TASK DIRECTIONS:
Reproduce the listing below word for word, with no pictures.

DATASET EXCERPT:
====

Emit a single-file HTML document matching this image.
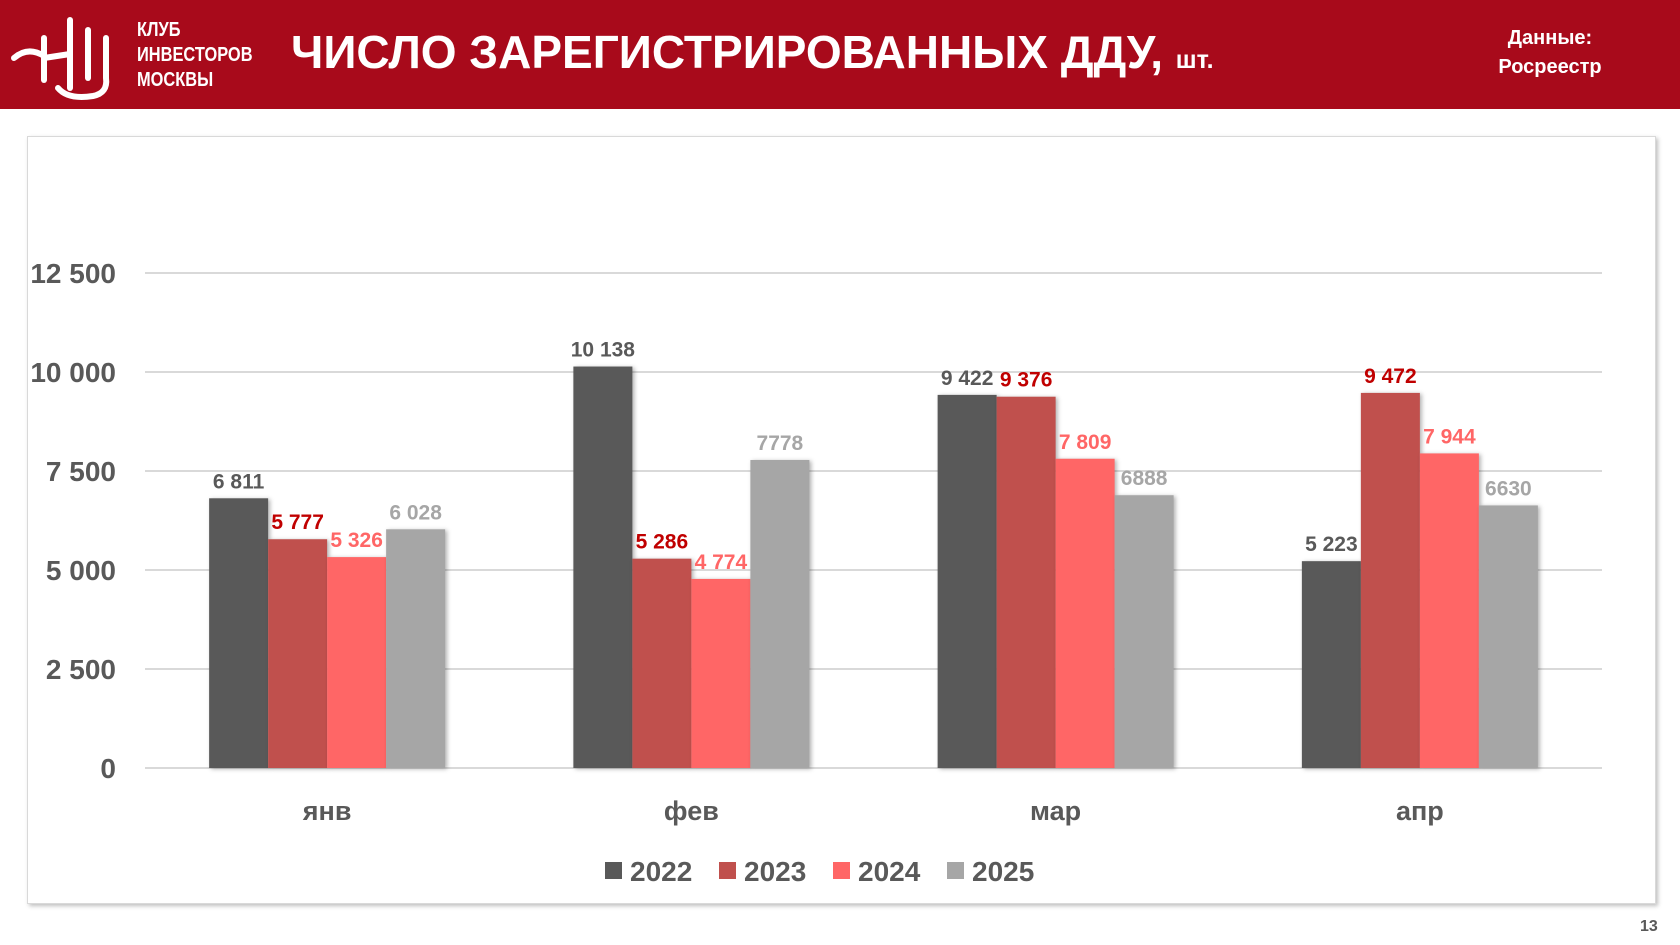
<!DOCTYPE html>
<html><head><meta charset="utf-8"><style>
body{margin:0;width:1680px;height:945px;background:#fff;font-family:"Liberation Sans","DejaVu Sans",sans-serif;position:relative;overflow:hidden}
.hdr{position:absolute;left:0;top:0;width:1680px;height:109px;background:#a80a1b}
.abs{position:absolute;white-space:nowrap}
</style></head><body>
<div class="hdr"></div>
<svg class="abs" style="left:8px;top:8px" width="120" height="96">
<g fill="none" stroke="#fff" stroke-width="6" stroke-linecap="round">
<path d="M36 30 V72"/><path d="M62 12 V80"/><path d="M80 22 V70"/><path d="M98 30 V70 Q100 85 85 88 Q60 92 50 80"/>
<path d="M6 50 Q20 38 36 48"/><path d="M36 50 L62 46"/></g></svg>
<div class="abs" style="left:137px;top:18px;color:#fff;font-size:20px;line-height:25px;font-weight:bold;transform:scaleX(0.82);transform-origin:left top">КЛУБ<br>ИНВЕСТОРОВ<br>МОСКВЫ</div>
<div class="abs" style="left:291px;top:25px;color:#fff;font-size:46px;font-weight:bold">ЧИСЛО ЗАРЕГИСТРИРОВАННЫХ ДДУ, <span style="font-size:25px">шт.</span></div>
<div class="abs" style="left:1470px;top:24px;width:160px;text-align:center;color:#fff;font-size:20px;font-weight:bold;line-height:29px">Данные:<br>Росреестр</div>
<div class="abs" style="left:27px;top:136px;width:1627px;height:766px;border:1px solid #d9d9d9;box-shadow:2px 2px 4px rgba(0,0,0,.25)"></div>
<div class="abs" style="left:1640px;top:918px;font-size:16px;color:#595959;font-weight:bold">13</div>
<svg id="chart" class="abs" style="left:0;top:0" width="1680" height="945"></svg>
<script>
const categories=["янв","фев","мар","апр"];
const series=["2022","2023","2024","2025"];
const v2022=[6811,10138,9422,5223];
const v2023=[5777,5286,9376,9472];
const v2024=[5326,4774,7809,7944];
const v2025=[6028,7778,6888,6630];
const labels2022=["6 811","10 138","9 422","5 223"];
const labels2023=["5 777","5 286","9 376","9 472"];
const labels2024=["5 326","4 774","7 809","7 944"];
const labels2025=["6 028","7778","6888","6630"];
const ticks=[0,2500,5000,7500,10000,12500];
const tickLabels=["0","2 500","5 000","7 500","10 000","12 500"];
const barColors=["#595959","#c0504d","#ff6666","#a6a6a6"];
const labelColors=["#595959","#c00000","#ff6666","#a6a6a6"];
const NS="http://www.w3.org/2000/svg",svg=document.getElementById('chart');
const X0=145,X1=1602,Y0=768,Y1=273,band=(X1-X0)/4,bw=59;
const y=v=>Y0-(v/12500)*(Y0-Y1);
function mk(t,a,txt){const e=document.createElementNS(NS,t);for(const k in a)e.setAttribute(k,a[k]);if(txt!=null)e.textContent=txt;svg.appendChild(e);return e;}
ticks.forEach((t,i)=>{
 const l=mk('line',{x1:X0,x2:X1,y1:y(t),y2:y(t),stroke:'#d9d9d9','stroke-width':2});
 
 
 const tx=mk('text',{x:116,y:y(t)+10,'text-anchor':'end','font-size':28,'font-weight':'bold',fill:'#595959'},tickLabels[i]);
 
 
});
const vals=[v2022,v2023,v2024,v2025],labs=[labels2022,labels2023,labels2024,labels2025];
categories.forEach((c,ci)=>{
 const cx=X0+band*(ci+0.5),gx=cx-2*bw;
 vals.forEach((s,si)=>{
  const x=gx+si*bw;
  const r=mk('rect',{x:x,y:y(s[ci]),width:bw,height:Y0-y(s[ci]),fill:barColors[si],style:'filter:drop-shadow(2px 1px 2px rgba(0,0,0,.3))'});
  
  
  const t=mk('text',{x:x+bw/2,y:y(s[ci])-10,'text-anchor':'middle','font-size':21,'font-weight':'bold',fill:labelColors[si]},labs[si][ci]);
  
  
 });
 const ct=mk('text',{x:cx,y:820,'text-anchor':'middle','font-size':27,'font-weight':'bold',fill:'#595959'},c);
 
 
});
const lx=[605,719,833,947];
series.forEach((s,i)=>{
 const r=mk('rect',{x:lx[i],y:862,width:17,height:17,fill:barColors[i]});
 
 
 const t=mk('text',{x:lx[i]+25,y:881,'font-size':28,'font-weight':'bold',fill:'#595959'},s);
 
 
});
</script>
</body></html>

====

SOLVED EXERCISE:
Emit a single-file HTML document matching this image.
<!DOCTYPE html>
<html><head><meta charset="utf-8"><style>
body{margin:0;width:1680px;height:945px;background:#fff;font-family:"Liberation Sans","DejaVu Sans",sans-serif;position:relative;overflow:hidden}
.hdr{position:absolute;left:0;top:0;width:1680px;height:109px;background:#a80a1b}
.abs{position:absolute;white-space:nowrap}
</style></head><body>
<div class="hdr"></div>
<svg class="abs" style="left:8px;top:8px" width="120" height="96">
<g fill="none" stroke="#fff" stroke-width="6" stroke-linecap="round">
<path d="M36 30 V72"/><path d="M62 12 V80"/><path d="M80 22 V70"/><path d="M98 30 V70 Q100 85 85 88 Q60 92 50 80"/>
<path d="M6 50 Q20 38 36 48"/><path d="M36 50 L62 46"/></g></svg>
<div class="abs" style="left:137px;top:18px;color:#fff;font-size:20px;line-height:25px;font-weight:bold;transform:scaleX(0.82);transform-origin:left top">КЛУБ<br>ИНВЕСТОРОВ<br>МОСКВЫ</div>
<div class="abs" style="left:291px;top:25px;color:#fff;font-size:46px;font-weight:bold">ЧИСЛО ЗАРЕГИСТРИРОВАННЫХ ДДУ, <span style="font-size:25px">шт.</span></div>
<div class="abs" style="left:1470px;top:24px;width:160px;text-align:center;color:#fff;font-size:20px;font-weight:bold;line-height:29px">Данные:<br>Росреестр</div>
<div class="abs" style="left:27px;top:136px;width:1627px;height:766px;border:1px solid #d9d9d9;box-shadow:2px 2px 4px rgba(0,0,0,.25)"></div>
<div class="abs" style="left:1640px;top:918px;font-size:16px;color:#595959;font-weight:bold">13</div>
<svg id="chart" class="abs" style="left:0;top:0" width="1680" height="945"></svg>
<script>
const categories=["янв","фев","мар","апр"];
const series=["2022","2023","2024","2025"];
const v2022=[6811,10138,9422,5223];
const v2023=[5777,5286,9376,9472];
const v2024=[5326,4774,7809,7944];
const v2025=[6028,7778,6888,6630];
const labels2022=["6 811","10 138","9 422","5 223"];
const labels2023=["5 777","5 286","9 376","9 472"];
const labels2024=["5 326","4 774","7 809","7 944"];
const labels2025=["6 028","7778","6888","6630"];
const ticks=[0,2500,5000,7500,10000,12500];
const tickLabels=["0","2 500","5 000","7 500","10 000","12 500"];
const barColors=["#595959","#c0504d","#ff6666","#a6a6a6"];
const labelColors=["#595959","#c00000","#ff6666","#a6a6a6"];
const NS="http://www.w3.org/2000/svg",svg=document.getElementById('chart');
const X0=145,X1=1602,Y0=768,Y1=273,band=(X1-X0)/4,bw=59;
const y=v=>Y0-(v/12500)*(Y0-Y1);
function mk(t,a,txt){const e=document.createElementNS(NS,t);for(const k in a)e.setAttribute(k,a[k]);if(txt!=null)e.textContent=txt;svg.appendChild(e);return e;}
ticks.forEach((t,i)=>{
 const l=mk('line',{x1:X0,x2:X1,y1:y(t),y2:y(t),stroke:'#d9d9d9','stroke-width':2});
 
 
 const tx=mk('text',{x:116,y:y(t)+10,'text-anchor':'end','font-size':28,'font-weight':'bold',fill:'#595959'},tickLabels[i]);
 
 
});
const vals=[v2022,v2023,v2024,v2025],labs=[labels2022,labels2023,labels2024,labels2025];
categories.forEach((c,ci)=>{
 const cx=X0+band*(ci+0.5),gx=cx-2*bw;
 vals.forEach((s,si)=>{
  const x=gx+si*bw;
  const r=mk('rect',{x:x,y:y(s[ci]),width:bw,height:Y0-y(s[ci]),fill:barColors[si],style:'filter:drop-shadow(2px 1px 2px rgba(0,0,0,.3))'});
  
  
  const t=mk('text',{x:x+bw/2,y:y(s[ci])-10,'text-anchor':'middle','font-size':21,'font-weight':'bold',fill:labelColors[si]},labs[si][ci]);
  
  
 });
 const ct=mk('text',{x:cx,y:820,'text-anchor':'middle','font-size':27,'font-weight':'bold',fill:'#595959'},c);
 
 
});
const lx=[605,719,833,947];
series.forEach((s,i)=>{
 const r=mk('rect',{x:lx[i],y:862,width:17,height:17,fill:barColors[i]});
 
 
 const t=mk('text',{x:lx[i]+25,y:881,'font-size':28,'font-weight':'bold',fill:'#595959'},s);
 
 
});
</script>
</body></html>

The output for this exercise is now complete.